Russia’s Gazprom offers price cut to Germany’s E.ON on gas supply

By Christoph Steitz

FRANKFURT, March 30 (Reuters) -- Russia's Gazprom on Tuesday offered E.ON a price cut on its long-term gas supplies, ending years of unsuccessful talks and allowing the German utility to raise its outlook for the current year.

European gas firms such as E.ON are being squeezed as they buy gas under long-term deals with Gazprom linked to the price of oil while having to sell it to customers at lower retail prices linked to the freely traded spot market.

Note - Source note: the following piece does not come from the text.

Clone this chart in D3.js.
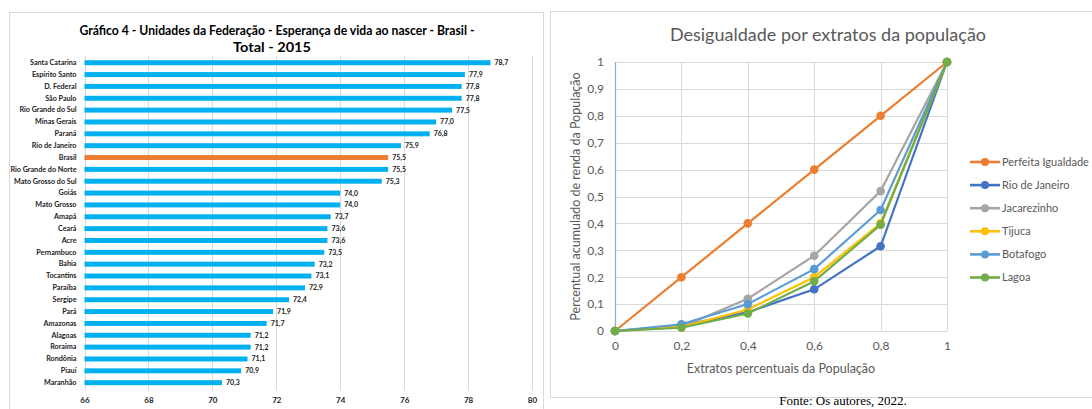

While plunging oil prices, down by nearly two-thirds since mid-2014, have eased the burden on utilities, Russian gas supplies still tend to fetch a premium over European hubs - a situation that buyers are keen to resolve given the pressure on earnings from competing renewables in their domestic markets.

The deal, which resolves arbitration proceedings between E.ON and Gazprom, will lead to a positive one-off effect of about 380 million euros ($425 million) on E.ON's core earnings (EBITDA) in the first quarter of 2016.

"With this agreement the prices are adjusted on the basis of our current market conditions," E.ON said in a statement on Tuesday, adding its generation and energy trading unit Uniper had derisked its long-term gas supply contracts for the upcoming years.

Germany, Europe's biggest gas market, is heavily reliant on supplies from Russia, which accounted for about 40% of German natural gas imports last year, while E.ON itself gets roughly a third of its gas needs from Gazprom.

As a result of the agreement, E.ON now expects EBITDA of between 6.4 billion euros and 6.9 billion euros this year, compared with a previous target range of 6.0 billion to 6.5 billion euros announced earlier this month.

Underlying net income, the source of E.ON's dividend, will reach between 1.5 billion and 1.9 billion euros, up from 1.2 billion to 1.6 billion.

Shares in E.ON turned positive on the news and closed up 0.3 percent.

E.ON has been active in Russia for decades, owning 9.9 gigawatts (GW) of electrical power-generating capacity and employing more than 5,000 staff in the country. The weak rouble led E.ON's core earnings in Russia to decline by 30% last year.